Famous “Three Sisters” Bridge Reopens After 2-Year Rehab in Pittsburgh

The last of the historic Three Sisters Bridges in Pittsburgh has reopened after being closed for nearly two years for a $35.6 million rehab project.

The Roberto Clemente Bridge, also known as the 6th Street Bridge, is the third and final of the famous identical golden bridges to undergo extensive rehabilitation since 2016, at a total overall cost of $82 million. Opened between 1926-28, the spans are the only trio of identical bridges in the world and were the first self-anchored suspended-arch bridges built in the U.S., according to the Allegheny County Public Works Department. They cross the Allegheny River between downtown Pittsburgh and North Shore neighborhoods.

The Andy Warhol Bridge, also known as the 7th Street Bridge, was the first to be rehabbed. It reopened in 2017 after a $23.6 million project.

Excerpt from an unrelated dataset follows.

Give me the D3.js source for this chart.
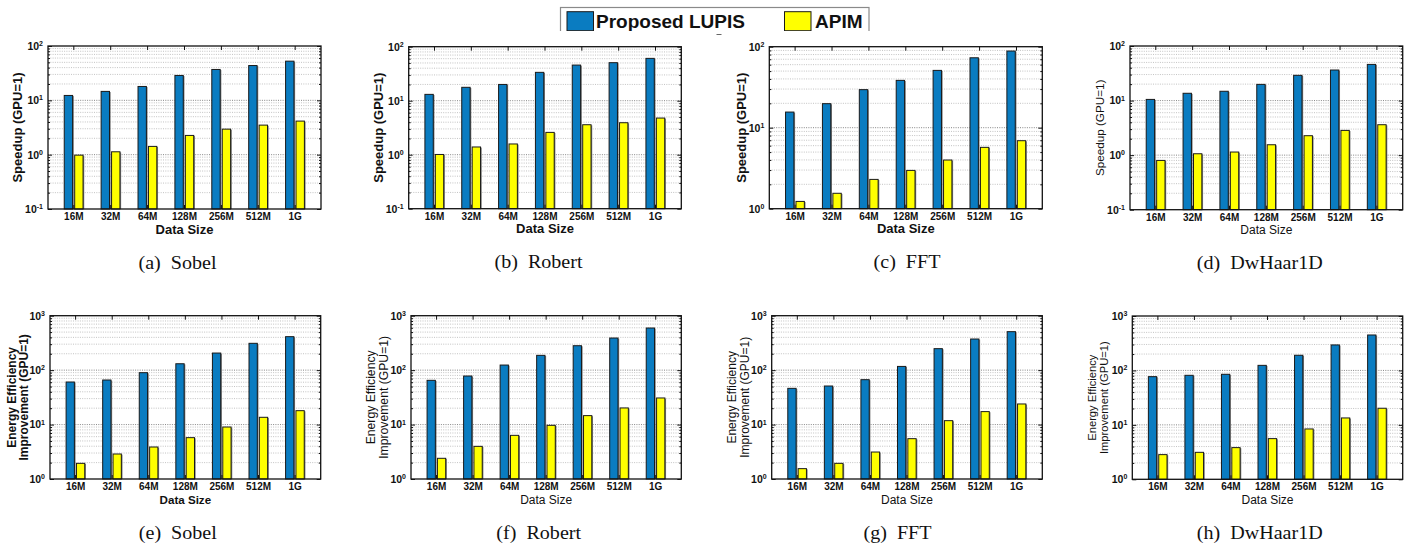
<!DOCTYPE html>
<html><head><meta charset="utf-8">
<script src="https://cdn.jsdelivr.net/npm/d3@7"></script>
<style>
body{margin:0;background:#fff;}
svg{display:block;}
</style></head>
<body>
<svg id="chart" width="1411" height="546"></svg>
<script>
// ---------- data ----------
const categories = ["16M","32M","64M","128M","256M","512M","1G"];
const seriesNames = ["Proposed LUPIS","APIM"];
const seriesColors = ["#0a7cc1","#ffff00"];

const sobelSpeedLUPIS  = [12.3,14.6,18.0,28.7,37.0,43.7,52.6];
const sobelSpeedAPIM   = [0.98,1.13,1.42,2.26,2.95,3.5,4.15];
const robertSpeedLUPIS = [13.1,17.7,20.0,33.5,45.7,50.6,60.8];
const robertSpeedAPIM  = [1.01,1.39,1.58,2.59,3.59,3.91,4.77];
const fftSpeedLUPIS    = [15.6,19.8,29.5,38.4,51.0,73.0,88.4];
const fftSpeedAPIM     = [1.23,1.55,2.30,2.97,3.99,5.72,6.91];
const haarSpeedLUPIS   = [10.5,13.6,14.8,19.8,29.0,36.3,46.0];
const haarSpeedAPIM    = [0.80,1.06,1.14,1.55,2.27,2.84,3.61];

const sobelEnergyLUPIS  = [60.5,65.9,89.8,131,206,311,412];
const sobelEnergyAPIM   = [1.94,2.88,3.87,5.75,9.02,13.6,18.0];
const robertEnergyLUPIS = [65.0,78.0,124,187,281,389,594];
const robertEnergyAPIM  = [2.40,3.98,6.34,9.68,14.6,20.2,30.8];
const fftEnergyLUPIS    = [46.3,51.1,66.8,117,248,373,509];
const fftEnergyAPIM     = [1.55,1.94,3.13,5.51,11.8,17.3,23.9];
const haarEnergyLUPIS   = [76.9,81.4,84.9,124,190,294,448];
const haarEnergyAPIM    = [2.84,3.13,3.82,5.59,8.41,13.4,20.2];

const speedDomain = [0.1,100];
const fftSpeedDomain = [1,100];
const energyDomain = [1,1000];

const speedLabel = ["Speedup (GPU=1)"];
const energyLabel = ["Energy Efficiency","Improvement (GPU=1)"];
const xLabel = "Data Size";
const captions = ["(a)  Sobel","(b)  Robert","(c)  FFT","(d)  DwHaar1D","(e)  Sobel","(f)  Robert","(g)  FFT","(h)  DwHaar1D"];

// ---------- layout ----------
const panels = [
 {l:48,r:321,t:46,b:209,dom:speedDomain,a:sobelSpeedLUPIS,p:sobelSpeedAPIM,yl:speedLabel,ylx:[17.7],yfs:13,ybold:true,xfs:13,xbold:true,cap:captions[0],cx:177.5},
 {l:408.7,r:681.3,t:46.7,b:208.7,dom:speedDomain,a:robertSpeedLUPIS,p:robertSpeedAPIM,yl:speedLabel,ylx:[378.3],yfs:13,ybold:true,xfs:13,xbold:true,cap:captions[1],cx:538.5},
 {l:769.3,r:1042.3,t:46.7,b:208.7,dom:fftSpeedDomain,a:fftSpeedLUPIS,p:fftSpeedAPIM,yl:speedLabel,ylx:[741.7],yfs:13,ybold:true,xfs:13,xbold:true,cap:captions[2],cx:907},
 {l:1130,r:1402.7,t:46,b:209.7,dom:speedDomain,a:haarSpeedLUPIS,p:haarSpeedAPIM,yl:speedLabel,ylx:[1100],yfs:11.7,ybold:false,xfs:12,xbold:false,cap:captions[3],cx:1259.7},
 {l:50,r:320.7,t:315.7,b:479,dom:energyDomain,a:sobelEnergyLUPIS,p:sobelEnergyAPIM,yl:energyLabel,ylx:[11.7,24],yfs:12,ybold:true,xfs:11.6,xbold:true,cap:captions[4],cx:177.8},
 {l:411,r:681.3,t:315.7,b:479,dom:energyDomain,a:robertEnergyLUPIS,p:robertEnergyAPIM,yl:energyLabel,ylx:[371,383.3],yfs:12.2,ybold:false,xfs:12,xbold:false,cap:captions[5],cx:538.7},
 {l:771.7,r:1042.3,t:315.7,b:479,dom:energyDomain,a:fftEnergyLUPIS,p:fftEnergyAPIM,yl:energyLabel,ylx:[731.7,744.3],yfs:12,ybold:false,xfs:12,xbold:false,cap:captions[6],cx:897.5},
 {l:1132.3,r:1402.7,t:316,b:479.3,dom:energyDomain,a:haarEnergyLUPIS,p:haarEnergyAPIM,yl:energyLabel,ylx:[1091.7,1104.3],yfs:11.2,ybold:false,xfs:12,xbold:false,cap:captions[7],cx:1259.7}
];

const svg = d3.select("#chart");
const SANS = "'Liberation Sans', Arial, sans-serif";
const SERIF = "'Liberation Serif', 'Times New Roman', serif";

panels.forEach(P => {
  const g = svg.append("g");
  const x0 = d3.scaleBand().domain(categories).range([P.l, P.r]).paddingInner(0).paddingOuter(0.2);
  const step = x0.bandwidth();
  const x1 = d3.scaleBand().domain(seriesNames).range([0.24*step, 0.75*step]).paddingInner(0.2);
  const y = d3.scaleLog().domain(P.dom).range([P.b, P.t]);

  // grid
  const lo = Math.round(Math.log10(P.dom[0])), hi = Math.round(Math.log10(P.dom[1]));
  const minor = [], major = [];
  for (let e = lo; e < hi; e++) {
    for (let k = 2; k <= 9; k++) minor.push(k*Math.pow(10,e));
  }
  for (let e = lo; e <= hi; e++) major.push(Math.pow(10,e));
  g.selectAll(".mg").data(minor).enter().append("line")
    .attr("x1",P.l).attr("x2",P.r).attr("y1",d=>y(d)).attr("y2",d=>y(d))
    .attr("stroke","#b4b4b4").attr("stroke-width",0.8).attr("stroke-dasharray","1,1.3");
  g.selectAll(".Mg").data(major.slice(1,-1)).enter().append("line")
    .attr("x1",P.l).attr("x2",P.r).attr("y1",d=>y(d)).attr("y2",d=>y(d))
    .attr("stroke","#777").attr("stroke-width",0.9).attr("stroke-dasharray","1,1.3");

  // bars
  const rows = categories.map((c,i)=>({c, vals:[P.a[i], P.p[i]]}));
  const grp = g.selectAll(".grp").data(rows).enter().append("g")
     .attr("transform", d=>`translate(${x0(d.c)},0)`);
  const bars = grp.selectAll("g").data(d=>d.vals.map((v,j)=>({v, s:seriesNames[j], j}))).enter().append("g");
  bars.append("rect")
     .attr("x", d=>x1(d.s)+1.2).attr("y", d=>y(d.v)+0.6)
     .attr("width", x1.bandwidth()).attr("height", d=>P.b - y(d.v)-0.6)
     .attr("fill","#808080");
  bars.append("rect")
     .attr("x", d=>x1(d.s)).attr("y", d=>y(d.v))
     .attr("width", x1.bandwidth()).attr("height", d=>P.b - y(d.v))
     .attr("fill", d=>seriesColors[d.j]).attr("stroke","#1a1a1a").attr("stroke-width",1);

  // axes
  const xAxis = d3.axisBottom(x0).tickSizeInner(-4).tickSizeOuter(0).tickPadding(4);
  const gx = g.append("g").attr("transform",`translate(0,${P.b})`).call(xAxis);
  gx.select(".domain").remove();
  gx.selectAll("text").attr("font-family",SANS).attr("font-size",10).attr("font-weight","bold").attr("fill","#111");
  gx.selectAll("line").attr("stroke","#111");

  const xTop = d3.axisTop(x0).tickSizeInner(-4).tickSizeOuter(0).tickFormat("");
  const gxt = g.append("g").attr("transform",`translate(0,${P.t})`).call(xTop);
  gxt.select(".domain").remove();
  gxt.selectAll("line").attr("stroke","#111");

  const yAxis = d3.axisLeft(y).tickValues(major).tickSizeInner(-4).tickSizeOuter(0).tickPadding(5)
     .tickFormat(d=>String(Math.round(Math.log10(d))));
  const gy = g.append("g").attr("transform",`translate(${P.l},0)`).call(yAxis);
  gy.select(".domain").remove();
  gy.selectAll("line").attr("stroke","#111");
  gy.selectAll("text").each(function(){
    const t = d3.select(this); const ex = t.text();
    t.text("").attr("font-family",SANS).attr("font-weight","bold").attr("fill","#111").attr("font-size",10.5);
    t.append("tspan").text("10");
    t.append("tspan").text(ex).attr("font-size",7).attr("dy","-0.55em");
  });
  const yMinorL = d3.axisLeft(y).tickValues(minor).tickSizeInner(-2).tickSizeOuter(0).tickFormat("");
  const gym = g.append("g").attr("transform",`translate(${P.l},0)`).call(yMinorL);
  gym.select(".domain").remove(); gym.selectAll("line").attr("stroke","#111");
  const yR = d3.axisRight(y).tickValues(major).tickSizeInner(-4).tickSizeOuter(0).tickFormat("");
  const gyr = g.append("g").attr("transform",`translate(${P.r},0)`).call(yR);
  gyr.select(".domain").remove(); gyr.selectAll("line").attr("stroke","#111");
  const yRm = d3.axisRight(y).tickValues(minor).tickSizeInner(-2).tickSizeOuter(0).tickFormat("");
  const gyrm = g.append("g").attr("transform",`translate(${P.r},0)`).call(yRm);
  gyrm.select(".domain").remove(); gyrm.selectAll("line").attr("stroke","#111");

  // frame
  g.append("rect").attr("x",P.l).attr("y",P.t).attr("width",P.r-P.l).attr("height",P.b-P.t)
    .attr("fill","none").attr("stroke","#111").attr("stroke-width",1.3);

  // y label
  const cy = (P.t+P.b)/2;
  P.yl.forEach((line,i)=>{
    g.append("text").attr("transform",`translate(${P.ylx[i]},${cy}) rotate(-90)`)
      .attr("text-anchor","middle").attr("dy","0.35em")
      .attr("font-family",SANS).attr("font-size",P.yfs).attr("font-weight",P.ybold?"bold":"normal")
      .attr("fill","#111").text(line);
  });
  // x label
  g.append("text").attr("x",(P.l+P.r)/2).attr("y",P.b+24.5).attr("text-anchor","middle")
    .attr("font-family",SANS).attr("font-size",P.xfs).attr("font-weight",P.xbold?"bold":"normal")
    .attr("fill","#111").text(xLabel);
  // caption
  g.append("text").attr("transform",`translate(${P.cx},${P.b+59.5}) scale(1.03,1)`).attr("text-anchor","middle")
    .attr("font-family",SERIF).attr("font-size",19.5).attr("fill","#111")
    .style("white-space","pre").text(P.cap);
});

// ---------- legend ----------
const defs = svg.append("defs");
defs.append("clipPath").attr("id","legclip").append("rect").attr("x",0).attr("y",0).attr("width",1411).attr("height",31);
const leg = svg.append("g").attr("clip-path","url(#legclip)");
leg.append("rect").attr("x",560.5).attr("y",7.5).attr("width",308.5).attr("height",40)
   .attr("fill","#fff").attr("stroke","#8a8a8a").attr("stroke-width",1.2);
const legItems = [{x:567, tx:596},{x:784.5, tx:815}];
seriesNames.forEach((s,i)=>{
  leg.append("rect").attr("x",legItems[i].x).attr("y",11.7).attr("width",26.5).attr("height",19)
    .attr("fill",seriesColors[i]).attr("stroke","#1a1a1a").attr("stroke-width",1);
  leg.append("text").attr("x",legItems[i].tx).attr("y",27.7)
    .attr("font-family",SANS).attr("font-weight","bold").attr("font-size",19).attr("fill","#111").text(s);
});
svg.append("line").attr("x1",716.5).attr("x2",721.5).attr("y1",34.5).attr("y2",34.5).attr("stroke","#666").attr("stroke-width",1);
</script>
</body></html>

Then came the Rachel Carson Bridge, or 9th Street Bridge, which reopened in 2020 after a $23 million rehab.

The Roberto Clemente Bridge, which opened in 1928, handles an average of 7,895 vehicles a day, according to Allegheny County.

Its rehabilitation consisted of repairs to the structural steel and concrete masonry; replacement of the concrete deck, sidewalks and expansion dams; and repainting the bridge and handrails “Aztec Gold.” Its lighting was also replaced to resemble its original appearance.

The contractor on the project is Mosites Construction of Robinson, Pennsylvania. The work was funded by the county, PennDOT and FHWA.

All three bridges also recently got a total of more than 600,000 LED programable lights. The $6 million worth of new enhanced lighting includes 2,628 feet of linear fixtures on the suspenders; 192 rounded fixtures on the suspension chain pins; 132 spot and wash lighting fixtures that accent the towers, hangers, and piers; as well as 12 replica fixtures atop the pylons.

Some work remains on all three bridges. Repairs to their pylon doors and door frames are scheduled to be completed by the spring, the county says.